Challenge: Identify the lines holding "this" and copy them.

Entries provided:
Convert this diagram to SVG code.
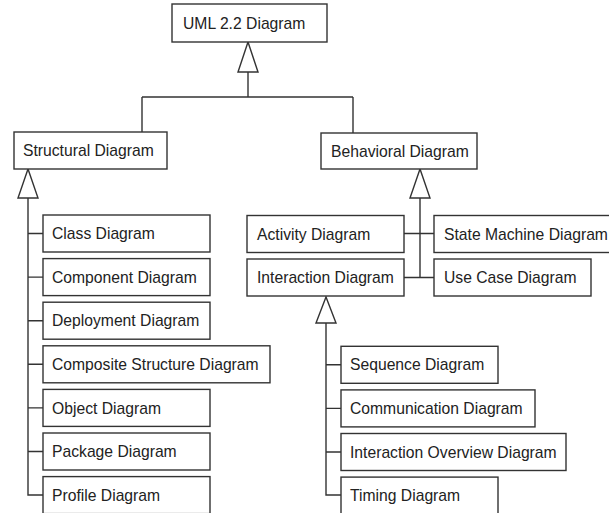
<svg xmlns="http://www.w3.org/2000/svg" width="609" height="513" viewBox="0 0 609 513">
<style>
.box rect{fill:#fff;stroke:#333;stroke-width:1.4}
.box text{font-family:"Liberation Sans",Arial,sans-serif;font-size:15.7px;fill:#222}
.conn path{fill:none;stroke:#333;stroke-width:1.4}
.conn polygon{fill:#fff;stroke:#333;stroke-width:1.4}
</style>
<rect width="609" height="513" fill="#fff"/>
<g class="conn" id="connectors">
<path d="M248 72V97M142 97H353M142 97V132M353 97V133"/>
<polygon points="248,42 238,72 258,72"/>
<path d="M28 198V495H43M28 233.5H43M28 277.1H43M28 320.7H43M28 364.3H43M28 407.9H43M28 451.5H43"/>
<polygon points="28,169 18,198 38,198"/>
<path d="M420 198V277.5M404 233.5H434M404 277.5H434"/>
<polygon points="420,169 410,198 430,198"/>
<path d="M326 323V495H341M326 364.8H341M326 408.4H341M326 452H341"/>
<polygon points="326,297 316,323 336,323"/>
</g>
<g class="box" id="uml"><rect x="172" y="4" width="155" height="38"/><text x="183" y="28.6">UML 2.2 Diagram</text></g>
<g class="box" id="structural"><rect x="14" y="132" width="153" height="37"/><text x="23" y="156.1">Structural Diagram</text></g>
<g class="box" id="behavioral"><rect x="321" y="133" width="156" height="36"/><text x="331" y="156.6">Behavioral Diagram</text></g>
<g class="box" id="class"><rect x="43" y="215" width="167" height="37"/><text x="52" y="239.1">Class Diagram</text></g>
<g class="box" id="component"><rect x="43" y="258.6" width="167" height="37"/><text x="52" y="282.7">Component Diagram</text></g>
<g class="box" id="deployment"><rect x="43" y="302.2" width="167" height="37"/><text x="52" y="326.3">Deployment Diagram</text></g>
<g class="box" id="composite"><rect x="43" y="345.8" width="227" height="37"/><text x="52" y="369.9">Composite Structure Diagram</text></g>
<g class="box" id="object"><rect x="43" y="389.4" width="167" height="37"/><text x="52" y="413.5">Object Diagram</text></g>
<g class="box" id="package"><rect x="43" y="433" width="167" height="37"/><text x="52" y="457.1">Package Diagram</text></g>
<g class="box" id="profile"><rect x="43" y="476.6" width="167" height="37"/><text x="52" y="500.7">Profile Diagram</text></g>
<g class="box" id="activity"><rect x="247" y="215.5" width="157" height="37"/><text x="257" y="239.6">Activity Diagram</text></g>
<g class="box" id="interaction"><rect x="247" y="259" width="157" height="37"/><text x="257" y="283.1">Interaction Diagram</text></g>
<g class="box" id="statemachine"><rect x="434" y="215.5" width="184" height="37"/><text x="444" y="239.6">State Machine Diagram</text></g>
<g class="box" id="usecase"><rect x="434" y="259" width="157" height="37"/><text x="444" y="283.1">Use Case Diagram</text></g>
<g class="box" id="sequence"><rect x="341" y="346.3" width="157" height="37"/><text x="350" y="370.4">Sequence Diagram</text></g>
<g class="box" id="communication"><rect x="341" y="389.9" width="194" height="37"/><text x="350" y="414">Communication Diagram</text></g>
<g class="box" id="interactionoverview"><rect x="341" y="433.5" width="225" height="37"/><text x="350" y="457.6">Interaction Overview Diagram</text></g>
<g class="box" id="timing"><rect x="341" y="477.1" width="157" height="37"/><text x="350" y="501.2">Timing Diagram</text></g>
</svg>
==
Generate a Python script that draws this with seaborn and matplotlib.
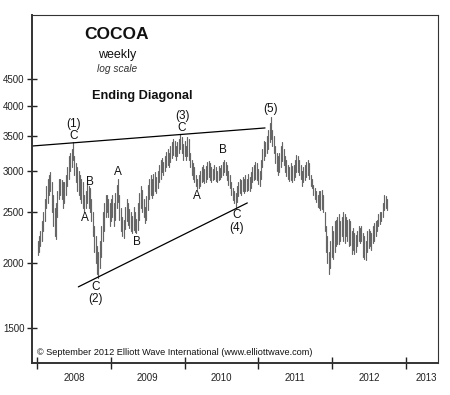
--
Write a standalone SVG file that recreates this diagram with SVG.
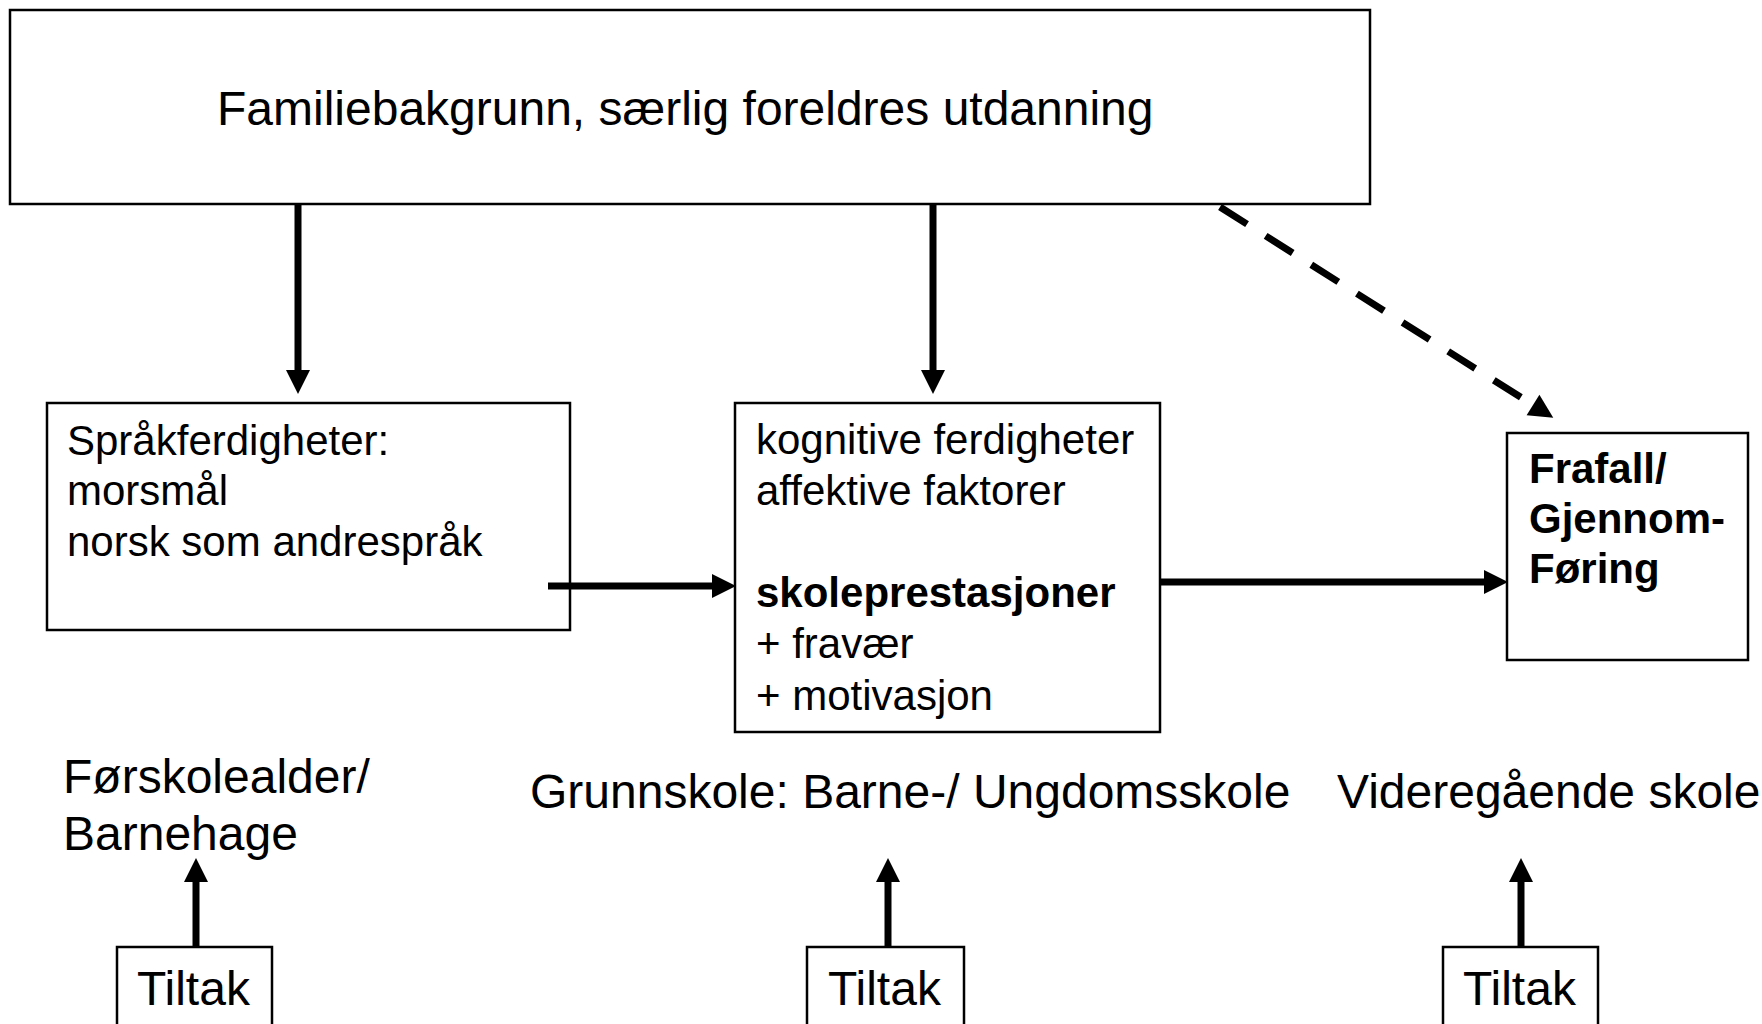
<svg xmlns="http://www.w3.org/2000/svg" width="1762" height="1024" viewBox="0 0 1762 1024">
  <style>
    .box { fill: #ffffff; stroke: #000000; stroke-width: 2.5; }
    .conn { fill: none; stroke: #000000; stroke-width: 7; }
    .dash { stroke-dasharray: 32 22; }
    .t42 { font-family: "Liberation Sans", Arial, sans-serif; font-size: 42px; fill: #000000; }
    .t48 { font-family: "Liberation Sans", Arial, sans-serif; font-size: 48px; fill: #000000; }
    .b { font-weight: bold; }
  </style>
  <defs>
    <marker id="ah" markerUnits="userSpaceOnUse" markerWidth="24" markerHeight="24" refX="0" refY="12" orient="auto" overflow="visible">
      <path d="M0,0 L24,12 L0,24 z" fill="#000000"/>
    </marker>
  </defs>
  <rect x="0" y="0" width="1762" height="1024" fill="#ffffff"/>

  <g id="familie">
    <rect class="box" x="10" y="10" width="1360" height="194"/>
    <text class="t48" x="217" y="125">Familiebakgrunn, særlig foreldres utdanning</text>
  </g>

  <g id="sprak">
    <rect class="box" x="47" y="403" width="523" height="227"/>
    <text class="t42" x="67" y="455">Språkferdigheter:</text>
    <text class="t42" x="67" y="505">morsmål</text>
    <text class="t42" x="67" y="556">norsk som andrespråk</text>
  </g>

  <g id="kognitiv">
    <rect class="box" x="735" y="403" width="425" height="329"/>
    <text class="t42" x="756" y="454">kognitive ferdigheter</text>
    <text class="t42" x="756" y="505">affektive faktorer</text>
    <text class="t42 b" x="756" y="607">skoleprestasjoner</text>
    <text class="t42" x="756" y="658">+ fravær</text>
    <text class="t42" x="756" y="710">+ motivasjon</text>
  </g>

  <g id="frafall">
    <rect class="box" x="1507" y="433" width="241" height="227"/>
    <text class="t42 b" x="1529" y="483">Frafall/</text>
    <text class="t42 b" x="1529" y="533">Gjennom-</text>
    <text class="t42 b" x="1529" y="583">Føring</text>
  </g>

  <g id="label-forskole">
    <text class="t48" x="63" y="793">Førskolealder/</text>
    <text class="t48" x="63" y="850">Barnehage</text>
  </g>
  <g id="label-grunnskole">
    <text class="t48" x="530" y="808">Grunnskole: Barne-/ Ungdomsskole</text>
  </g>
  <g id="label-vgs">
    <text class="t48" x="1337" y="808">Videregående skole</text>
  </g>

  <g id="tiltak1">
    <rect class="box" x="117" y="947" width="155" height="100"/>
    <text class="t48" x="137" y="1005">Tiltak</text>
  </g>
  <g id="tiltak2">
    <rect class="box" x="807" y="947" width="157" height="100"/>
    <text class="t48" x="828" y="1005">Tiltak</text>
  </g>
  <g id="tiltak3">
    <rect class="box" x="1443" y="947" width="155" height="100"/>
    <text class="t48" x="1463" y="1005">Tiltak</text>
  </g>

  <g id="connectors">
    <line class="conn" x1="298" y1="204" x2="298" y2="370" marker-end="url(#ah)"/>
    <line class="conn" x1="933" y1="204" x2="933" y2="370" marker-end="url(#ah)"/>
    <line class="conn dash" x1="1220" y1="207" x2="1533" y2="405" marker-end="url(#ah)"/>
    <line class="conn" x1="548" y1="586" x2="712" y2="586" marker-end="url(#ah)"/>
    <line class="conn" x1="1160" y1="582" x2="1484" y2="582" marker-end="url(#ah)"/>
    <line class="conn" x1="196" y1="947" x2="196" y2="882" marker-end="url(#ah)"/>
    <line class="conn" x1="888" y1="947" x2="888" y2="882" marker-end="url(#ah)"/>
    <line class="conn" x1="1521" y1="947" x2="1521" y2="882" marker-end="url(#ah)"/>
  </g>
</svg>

Finished task:
Convert this diagram to SVG code.
Generate a Python script that draws this with seaborn and matplotlib.
Write a standalone SVG file that recreates this diagram with SVG.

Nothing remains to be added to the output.